- _DATA SEGMENT_:
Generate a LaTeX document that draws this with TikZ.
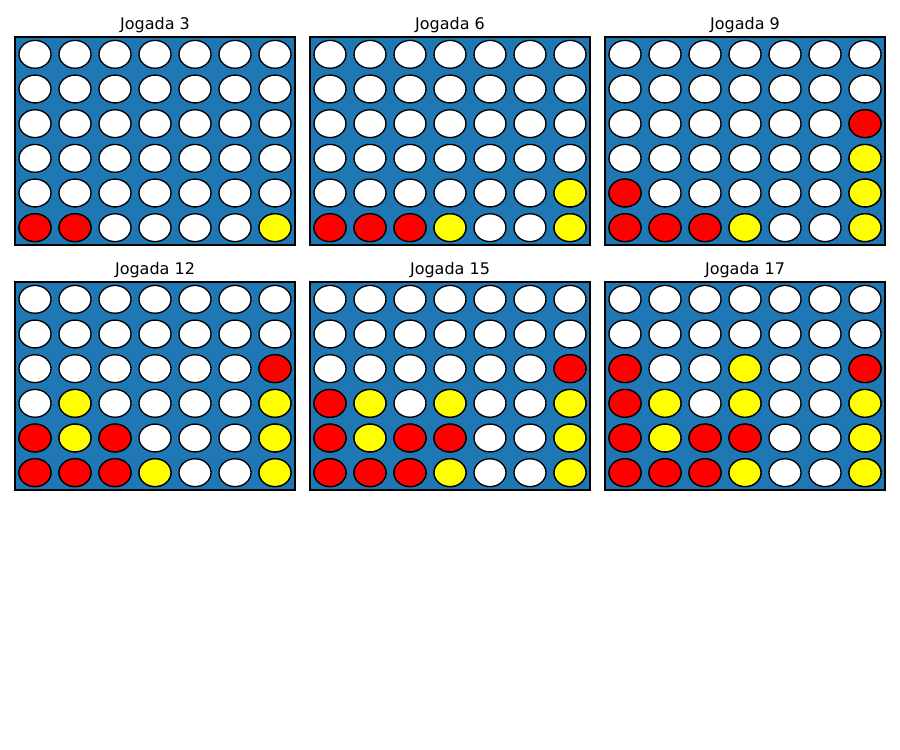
\documentclass[tikz,border=0pt]{standalone}
\usepackage{fontspec}
\setmainfont{DejaVu Sans}
\usetikzlibrary{positioning}
\definecolor{boardblue}{HTML}{1F77B4}
\definecolor{discred}{HTML}{FF0000}
\definecolor{discyellow}{HTML}{FFFF00}

% #1 left, #2 top, #3 name, #4 move, #5 pieces (col/row/colour)
\newcommand{\drawboard}[5]{%
    \draw[board] (#1, #2) rectangle ++(280, 208);
    \node[title] (#3) at ({#1+140}, {#2-8}) {Jogada #4};
    \foreach \c in {1,...,7} {
        \foreach \r in {1,...,6} {
            \draw[disc] ({#1+20+40*(\c-1)}, {#2+17.33+34.67*(\r-1)}) ellipse [x radius=16, y radius=13.9];
        }
    }
    \foreach \c/\r/\s in {#5} {
        \draw[disc, fill=\s] ({#1+20+40*(\c-1)}, {#2+17.33+34.67*(\r-1)}) ellipse [x radius=16, y radius=13.9];
    }
}

\begin{document}
\begin{tikzpicture}[
        x=0.75pt, y=-0.75pt,
        board/.style={fill=boardblue, draw=black, line width=0.8pt},
        disc/.style={draw=black, line width=1pt, fill=white},
        title/.style={font=\fontsize{12}{14}\selectfont, anchor=base}
        ]
    \useasboundingbox (0, 0) rectangle (900, 750);

    % Top row of boards
    \drawboard{15}{37}{t3}{3}{1/6/discred, 2/6/discred, 7/6/discyellow}
    \drawboard{310}{37}{t6}{6}{1/6/discred, 2/6/discred, 3/6/discred, 4/6/discyellow, 7/6/discyellow, 7/5/discyellow}
    \drawboard{605}{37}{t9}{9}{1/6/discred, 2/6/discred, 3/6/discred, 4/6/discyellow, 7/6/discyellow, 7/5/discyellow,
        7/4/discyellow, 7/3/discred, 1/5/discred}

    % Bottom row of boards
    \drawboard{15}{282}{t12}{12}{1/6/discred, 2/6/discred, 3/6/discred, 4/6/discyellow, 7/6/discyellow, 7/5/discyellow,
        7/4/discyellow, 7/3/discred, 1/5/discred, 2/4/discyellow, 2/5/discyellow, 3/5/discred}
    \drawboard{310}{282}{t15}{15}{1/6/discred, 2/6/discred, 3/6/discred, 4/6/discyellow, 7/6/discyellow, 7/5/discyellow,
        7/4/discyellow, 7/3/discred, 1/5/discred, 2/4/discyellow, 2/5/discyellow, 3/5/discred,
        1/4/discred, 4/4/discyellow, 4/5/discred}
    \drawboard{605}{282}{t17}{17}{1/6/discred, 2/6/discred, 3/6/discred, 4/6/discyellow, 7/6/discyellow, 7/5/discyellow,
        7/4/discyellow, 7/3/discred, 1/5/discred, 2/4/discyellow, 2/5/discyellow, 3/5/discred,
        1/4/discred, 4/4/discyellow, 4/5/discred, 1/3/discred, 4/3/discyellow}

\end{tikzpicture}
\end{document}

- _YOUR GOAL_:
Your task is to reproduce all of the material exactly. The pictures stay out.

- _ANSWER TO THIS PROBLEM_:
Generate a LaTeX document that draws this with TikZ.
\documentclass[tikz,border=0pt]{standalone}
\usepackage{fontspec}
\setmainfont{DejaVu Sans}
\usetikzlibrary{positioning}
\definecolor{boardblue}{HTML}{1F77B4}
\definecolor{discred}{HTML}{FF0000}
\definecolor{discyellow}{HTML}{FFFF00}

% #1 left, #2 top, #3 name, #4 move, #5 pieces (col/row/colour)
\newcommand{\drawboard}[5]{%
    \draw[board] (#1, #2) rectangle ++(280, 208);
    \node[title] (#3) at ({#1+140}, {#2-8}) {Jogada #4};
    \foreach \c in {1,...,7} {
        \foreach \r in {1,...,6} {
            \draw[disc] ({#1+20+40*(\c-1)}, {#2+17.33+34.67*(\r-1)}) ellipse [x radius=16, y radius=13.9];
        }
    }
    \foreach \c/\r/\s in {#5} {
        \draw[disc, fill=\s] ({#1+20+40*(\c-1)}, {#2+17.33+34.67*(\r-1)}) ellipse [x radius=16, y radius=13.9];
    }
}

\begin{document}
\begin{tikzpicture}[
        x=0.75pt, y=-0.75pt,
        board/.style={fill=boardblue, draw=black, line width=0.8pt},
        disc/.style={draw=black, line width=1pt, fill=white},
        title/.style={font=\fontsize{12}{14}\selectfont, anchor=base}
        ]
    \useasboundingbox (0, 0) rectangle (900, 750);

    % Top row of boards
    \drawboard{15}{37}{t3}{3}{1/6/discred, 2/6/discred, 7/6/discyellow}
    \drawboard{310}{37}{t6}{6}{1/6/discred, 2/6/discred, 3/6/discred, 4/6/discyellow, 7/6/discyellow, 7/5/discyellow}
    \drawboard{605}{37}{t9}{9}{1/6/discred, 2/6/discred, 3/6/discred, 4/6/discyellow, 7/6/discyellow, 7/5/discyellow,
        7/4/discyellow, 7/3/discred, 1/5/discred}

    % Bottom row of boards
    \drawboard{15}{282}{t12}{12}{1/6/discred, 2/6/discred, 3/6/discred, 4/6/discyellow, 7/6/discyellow, 7/5/discyellow,
        7/4/discyellow, 7/3/discred, 1/5/discred, 2/4/discyellow, 2/5/discyellow, 3/5/discred}
    \drawboard{310}{282}{t15}{15}{1/6/discred, 2/6/discred, 3/6/discred, 4/6/discyellow, 7/6/discyellow, 7/5/discyellow,
        7/4/discyellow, 7/3/discred, 1/5/discred, 2/4/discyellow, 2/5/discyellow, 3/5/discred,
        1/4/discred, 4/4/discyellow, 4/5/discred}
    \drawboard{605}{282}{t17}{17}{1/6/discred, 2/6/discred, 3/6/discred, 4/6/discyellow, 7/6/discyellow, 7/5/discyellow,
        7/4/discyellow, 7/3/discred, 1/5/discred, 2/4/discyellow, 2/5/discyellow, 3/5/discred,
        1/4/discred, 4/4/discyellow, 4/5/discred, 1/3/discred, 4/3/discyellow}

\end{tikzpicture}
\end{document}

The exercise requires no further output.